In those days, I struggled to express who I wanted to be. Looking back, I can see that I was searching for a way to be “cool” and be Tibetan at the same time. Of course, back then, the term cool didn’t exist, either in Tibetan or Chinese. And whatever it was, “coolness” was the last thing associated with Tibetans in the Chinese imagination. As a young Tibetan who grew up in the Chinese education system, we didn’t yet know how to live outside Chinese imagination.
I still vividly remember my first journey into the Chinese heartland. In the barren city of Golmud in the Tsaidam desert, I had a conversation with my fellow Tibetan travelers—all freshmen headed to college— about how to be a Tibetan in this new land where we would spend the next four years. One student had already been to China as a soccer player. He told us that we needed to carry a Tibetan knife and act a little savage. For some reason, there happened to be an abundance of Tibetan knives to buy in the dusty market of Golmud. I think I was the only one who did not rush to buy a knife. I just couldn't picture myself with a big Tibetan knife dangling at my waist, swaggering around the Chinese capital.
I was dreaming of something else—of finding a way to be both Tibetan and modern.
But soon after we arrived, I found out that in China's national imagination there was no space for me to be both. Who I could be was already predetermined.
From the early days of China’s rule in Tibet, a dark and savage image of Tibetans was created and propagated: dark skinned, greasy, barbaric and in need of civilization and liberation. This image became widespread through the mute character Champa in the classic film Nongnu. As the story goes, when the People’s Liberation Army finally liberated Champa from his slave master, this man who hadn’t spoken for years cried out in gratitude, “Long live Chairman Mao!” That caricature not only became ingrained in China's national imagination, it also became an integral part of modern China's national narrative.
In fact, in the mad drama of contemporary China, there were only two sanctioned Tibetan characters scripted by the Party. We had the option of being either the pre-liberation savage or the post-liberation political sycophant, indebted to the Party for rescuing us from ourselves.

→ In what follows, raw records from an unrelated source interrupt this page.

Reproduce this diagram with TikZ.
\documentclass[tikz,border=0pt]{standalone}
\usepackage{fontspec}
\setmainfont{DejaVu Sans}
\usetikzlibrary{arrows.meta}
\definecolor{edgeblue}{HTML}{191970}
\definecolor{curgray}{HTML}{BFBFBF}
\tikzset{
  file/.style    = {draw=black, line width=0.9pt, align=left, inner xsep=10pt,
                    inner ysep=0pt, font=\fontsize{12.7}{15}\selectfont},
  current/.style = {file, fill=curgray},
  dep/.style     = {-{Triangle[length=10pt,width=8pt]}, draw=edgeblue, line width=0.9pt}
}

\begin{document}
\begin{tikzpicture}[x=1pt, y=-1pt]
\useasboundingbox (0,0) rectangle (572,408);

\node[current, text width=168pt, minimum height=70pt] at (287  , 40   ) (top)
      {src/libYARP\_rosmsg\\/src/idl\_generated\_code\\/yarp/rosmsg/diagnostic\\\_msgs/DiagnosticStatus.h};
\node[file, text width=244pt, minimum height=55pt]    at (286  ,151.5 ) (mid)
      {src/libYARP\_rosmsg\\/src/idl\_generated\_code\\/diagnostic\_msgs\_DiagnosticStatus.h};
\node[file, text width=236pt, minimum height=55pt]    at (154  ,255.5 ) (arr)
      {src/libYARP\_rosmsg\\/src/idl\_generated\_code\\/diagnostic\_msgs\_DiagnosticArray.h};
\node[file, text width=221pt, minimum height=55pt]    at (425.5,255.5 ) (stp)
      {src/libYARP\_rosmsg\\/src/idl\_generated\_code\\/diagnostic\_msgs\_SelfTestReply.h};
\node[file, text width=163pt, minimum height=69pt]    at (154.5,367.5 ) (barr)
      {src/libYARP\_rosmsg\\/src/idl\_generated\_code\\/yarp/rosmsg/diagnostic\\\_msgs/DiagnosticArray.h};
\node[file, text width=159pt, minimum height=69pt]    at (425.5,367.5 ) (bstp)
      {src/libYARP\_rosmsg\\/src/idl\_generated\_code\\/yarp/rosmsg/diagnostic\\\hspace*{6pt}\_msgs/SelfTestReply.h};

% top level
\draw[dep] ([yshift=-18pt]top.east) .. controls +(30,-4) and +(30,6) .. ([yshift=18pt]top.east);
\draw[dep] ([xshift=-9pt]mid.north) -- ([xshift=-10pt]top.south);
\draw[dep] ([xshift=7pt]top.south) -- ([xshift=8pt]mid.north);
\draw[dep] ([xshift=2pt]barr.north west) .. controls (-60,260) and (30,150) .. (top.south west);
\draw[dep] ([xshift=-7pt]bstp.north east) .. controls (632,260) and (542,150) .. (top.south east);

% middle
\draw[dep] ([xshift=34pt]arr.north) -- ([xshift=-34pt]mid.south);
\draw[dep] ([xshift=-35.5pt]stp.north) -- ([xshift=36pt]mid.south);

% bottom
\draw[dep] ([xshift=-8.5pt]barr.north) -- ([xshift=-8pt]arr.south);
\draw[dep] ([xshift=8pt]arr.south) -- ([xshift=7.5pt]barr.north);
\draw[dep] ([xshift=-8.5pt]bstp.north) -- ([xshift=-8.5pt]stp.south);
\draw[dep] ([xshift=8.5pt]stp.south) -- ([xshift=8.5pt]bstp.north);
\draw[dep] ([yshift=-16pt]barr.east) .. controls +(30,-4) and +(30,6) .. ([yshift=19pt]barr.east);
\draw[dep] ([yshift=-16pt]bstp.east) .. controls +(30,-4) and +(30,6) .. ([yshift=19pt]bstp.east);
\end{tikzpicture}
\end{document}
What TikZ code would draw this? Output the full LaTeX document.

Most of us were too smart and too proud to play the post-liberation sycophant. So that left us with the role of savages. Back in Tibet, we tended to be quiet, mild-mannered, even nerdy students. But in China we became street fighters. We brawled in restaurants and beat up other students in school. Everyone pretended to be frightened of us and we pretended we were untamed wild men. We were Tibetan.

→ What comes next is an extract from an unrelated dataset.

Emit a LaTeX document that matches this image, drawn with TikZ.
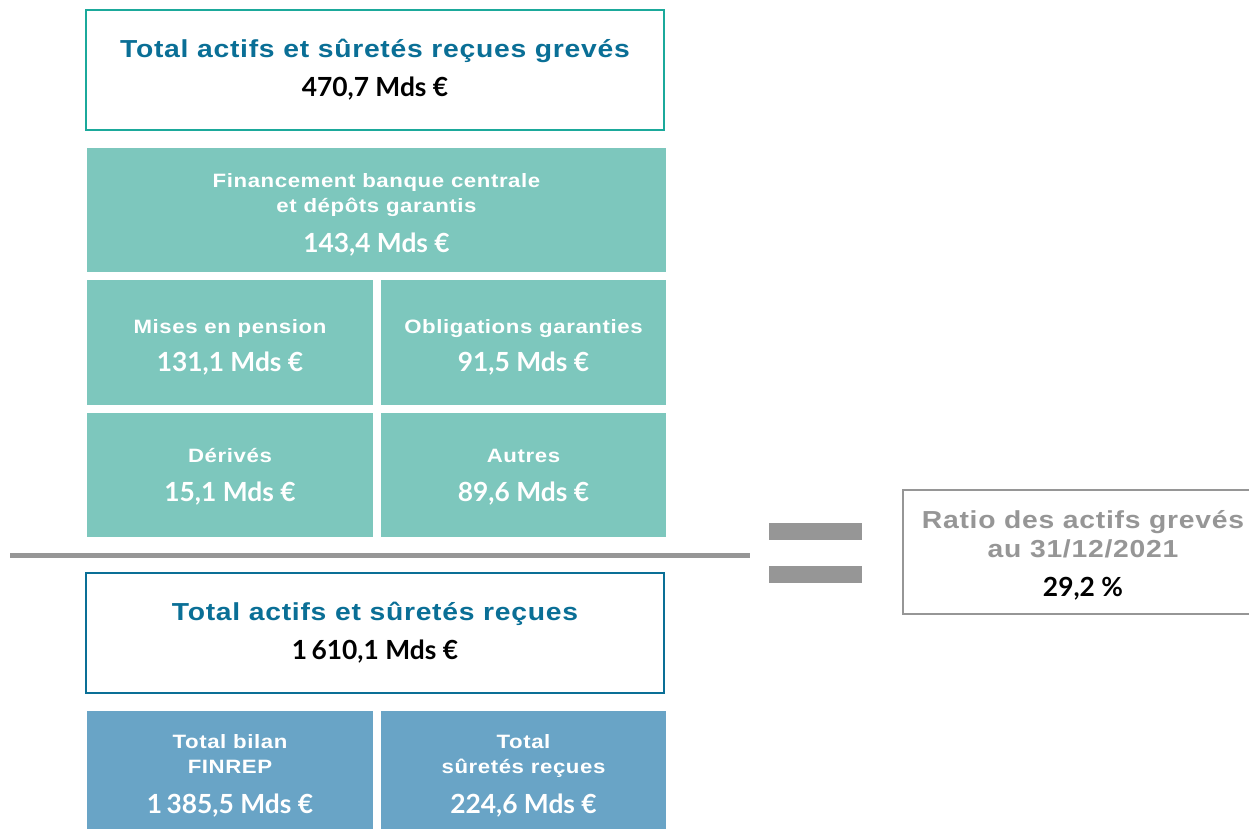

Meanwhile my dream of becoming a cool, modern Tibetan remained shrouded in the distance.
Nowadays, I understand that Tibetan college students in China have their own set of challenges in being Tibetan. But as the story of China becomes more diverse and complicated, Tibetans are also coming out from the shadow of the liberation narrative. There are now extraordinarily conflicting images of Tibetans settling into the Chinese mind. Now we are rioters, learned Buddhist scholars, corrupt party bosses, smart college kids, the best looking man in China, stubborn religious fanatics—and of course, we are also cool like the four young men of Yudruk.
The Yudruk phenomenon shows not only that Tibetans can be cool, but that it is cool to be Tibetan. This is a radical shift. But not only does it show a kind of Tibetanness that is on the cutting edge of cool. It also makes it clear that a Tibetan image can be created and exist entirely outside of the Chinese imagination. This is a kind of Tibetanness that was made by and for Tibetans.

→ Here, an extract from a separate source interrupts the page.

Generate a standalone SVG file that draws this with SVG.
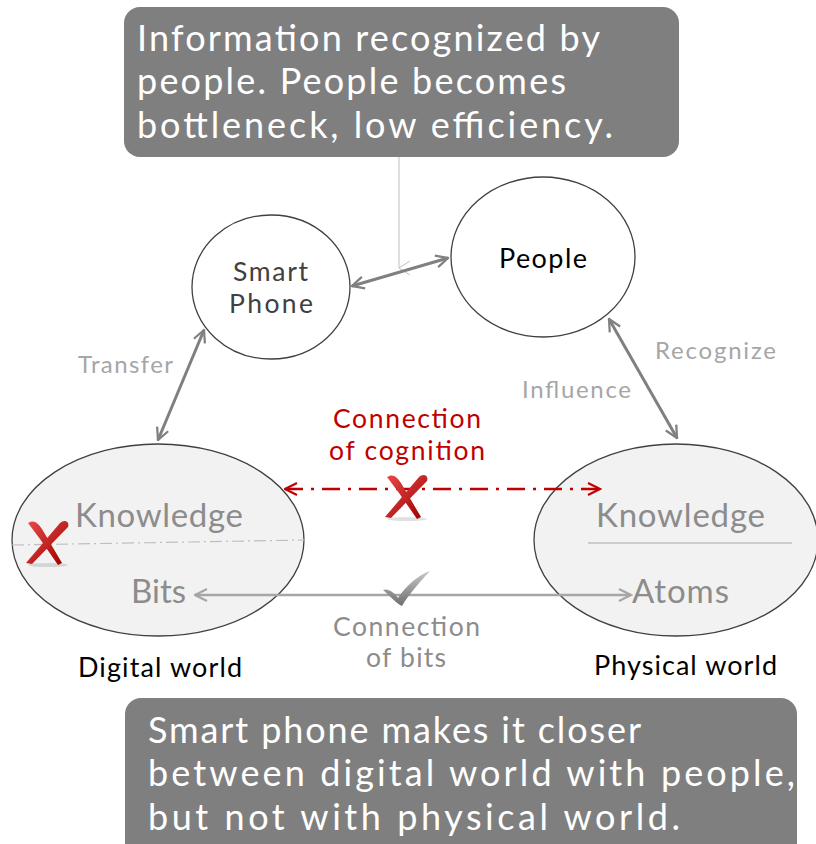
<svg xmlns="http://www.w3.org/2000/svg" width="816" height="844" viewBox="0 0 816 844">
<defs>
<style>
text{font-family:Lato,"Open Sans","DejaVu Sans",sans-serif}
.box{fill:#7f7f7f}
.boxt{fill:#fff;font-size:36px}
.world{fill:#f2f2f2;stroke:#404040;stroke-width:1.3}
.node{fill:#fff;stroke:#404040;stroke-width:1.3}
.inner{fill:#8c8c8c;font-size:33px}
.lbl{fill:#a6a6a6;font-size:24px}
.conn{stroke:#808080;stroke-width:3;fill:none}
.red{fill:#c00000;font-size:26.5px}
</style>
<marker id="ag" viewBox="0 0 10 10" refX="9" refY="5" markerWidth="5" markerHeight="5" orient="auto-start-reverse" markerUnits="strokeWidth">
<path d="M1,1 L9,5 L1,9" fill="none" stroke="#808080" stroke-width="1.5"/>
</marker>
<marker id="agl" viewBox="0 0 10 10" refX="9" refY="5" markerWidth="6" markerHeight="6" orient="auto-start-reverse" markerUnits="strokeWidth">
<path d="M1,1 L9,5 L1,9" fill="none" stroke="#a6a6a6" stroke-width="1.4"/>
</marker>
<marker id="ar" viewBox="0 0 10 10" refX="9" refY="5" markerWidth="6" markerHeight="6" orient="auto-start-reverse" markerUnits="strokeWidth">
<path d="M1,1 L9,5 L1,9" fill="none" stroke="#c00000" stroke-width="1.4"/>
</marker>
<marker id="at" viewBox="0 0 20 20" refX="10" refY="19" markerWidth="20" markerHeight="20" orient="auto" markerUnits="userSpaceOnUse">
<path d="M3,8 L10,19 L17,8" fill="none" stroke="#bfbfbf" stroke-width="1"/>
</marker>
<linearGradient id="rg" x1="0" y1="0" x2="1" y2="1">
<stop offset="0" stop-color="#e84a4a"/>
<stop offset="1" stop-color="#a00000"/>
</linearGradient>
<linearGradient id="cg" x1="0" y1="0" x2="0" y2="1">
<stop offset="0" stop-color="#c8c8c8"/>
<stop offset="1" stop-color="#6e6e6e"/>
</linearGradient>
<g id="xmark">
<ellipse cx="0" cy="22" rx="20" ry="2" fill="#000" opacity="0.12"/>
<path d="M-20,-20 C-14,-24 -10,-20 -6,-14 L14,20 L10,22 L-8,-4 Z" fill="url(#rg)"/>
<path d="M20,-16 C22,-22 16,-24 12,-20 L-22,20 L-16,21 Z" fill="url(#rg)"/>
</g>
</defs>
<rect width="816" height="844" fill="#fff"/>

<g id="connectors">
<line x1="399" y1="157" x2="399" y2="268" stroke="#bfbfbf" stroke-width="1" marker-end="url(#at)"/>
<line class="conn" x1="352" y1="286" x2="448" y2="258" marker-start="url(#ag)" marker-end="url(#ag)"/>
<line class="conn" x1="204" y1="330" x2="158" y2="440" marker-start="url(#ag)" marker-end="url(#ag)"/>
<line class="conn" x1="609" y1="319" x2="677" y2="438" marker-start="url(#ag)" marker-end="url(#ag)"/>
</g>

<g id="top-note">
<rect class="box" x="124" y="7" width="555" height="150" rx="16"/>
<text class="boxt" x="137" y="51" textLength="463">Information recognized by</text>
<text class="boxt" x="137" y="94" textLength="429">people. People becomes</text>
<text class="boxt" x="137" y="138" textLength="476">bottleneck, low efficiency.</text>
</g>

<g id="bottom-note">
<rect class="box" x="125" y="698" width="672" height="170" rx="16"/>
<text class="boxt" x="148" y="743" textLength="493">Smart phone makes it closer</text>
<text class="boxt" x="148" y="786" textLength="647">between digital world with people,</text>
<text class="boxt" x="148" y="830" textLength="532">but not with physical world.</text>
</g>

<g id="smart-phone">
<ellipse class="node" cx="271" cy="287" rx="79" ry="72"/>
<text x="233" y="281" font-size="26.5" fill="#404040" textLength="75">Smart</text>
<text x="229" y="313" font-size="26.5" fill="#404040" textLength="84">Phone</text>
</g>

<g id="people">
<ellipse class="node" cx="543" cy="257" rx="92" ry="80"/>
<text x="499" y="268" font-size="27" fill="#000" textLength="88">People</text>
</g>

<g id="labels">
<text class="lbl" x="78" y="373" textLength="95">Transfer</text>
<text class="lbl" x="655" y="359" textLength="121">Recognize</text>
<text class="lbl" x="522" y="398" textLength="109">Influence</text>
</g>

<g id="digital-world">
<ellipse class="world" cx="158" cy="540" rx="146" ry="96"/>
<line x1="12" y1="545" x2="305" y2="540" stroke="#bfbfbf" stroke-width="1.2" stroke-dasharray="12,4,2,4"/>
<text class="inner" x="75" y="527" textLength="168">Knowledge</text>
<text class="inner" x="131" y="603" textLength="55">Bits</text>
<text x="78" y="677" font-size="27" fill="#000" textLength="164">Digital world</text>
</g>

<g id="physical-world">
<ellipse class="world" cx="676" cy="540" rx="142" ry="96"/>
<line x1="588" y1="543" x2="792" y2="543" stroke="#bfbfbf" stroke-width="1.5"/>
<text class="inner" x="596" y="527" textLength="169">Knowledge</text>
<text class="inner" x="632" y="603" textLength="97">Atoms</text>
<text x="594" y="675" font-size="27" fill="#000" textLength="183">Physical world</text>
</g>

<g id="bits-connection">
<line x1="195" y1="595" x2="631" y2="595" stroke="#a6a6a6" stroke-width="2.5" marker-start="url(#agl)" marker-end="url(#agl)"/>
<path d="M383,590 C388,588 394,592 398,598 C406,586 418,575 430,571 C422,580 410,592 402,606 C397,604 390,596 383,590 Z" fill="url(#cg)"/>
<text x="333" y="636" font-size="26.5" fill="#8c8c8c" textLength="147">Connection</text>
<text x="366" y="667" font-size="26.5" fill="#8c8c8c" textLength="80">of bits</text>
</g>

<g id="cognition-connection">
<line x1="285" y1="489" x2="600" y2="489" stroke="#c00000" stroke-width="2.5" stroke-dasharray="18,8,3,8" marker-start="url(#ar)" marker-end="url(#ar)"/>
<text class="red" x="333" y="428" textLength="148">Connection</text>
<text class="red" x="329" y="460" textLength="156">of cognition</text>
<use href="#xmark" x="407" y="497"/>
<use href="#xmark" x="48" y="543"/>
</g>
</svg>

Last night I had a beautiful dream,
I dreamed about Bod, the Land of Snow
Dream about five colors of the flowers bloomed
Dream about blue dragon land on grand
As I watch these intensely Tibetan and coolly hip young performers, I can see that they have a new audience in mind: other young Tibetans. They are no longer just trying to fit into the Chinese national story; instead they are creating their own.
It is a new cultural moment, and I am excited about what new possibilities this might offer young Tibetans. They are starting to have the chance to be many things and at same time still be Tibetan. Still at the same time, I also feel a tug of sadness for my own lost youth, wandering in the shadow of oppressive stories that I could not control and yet found hard to escape.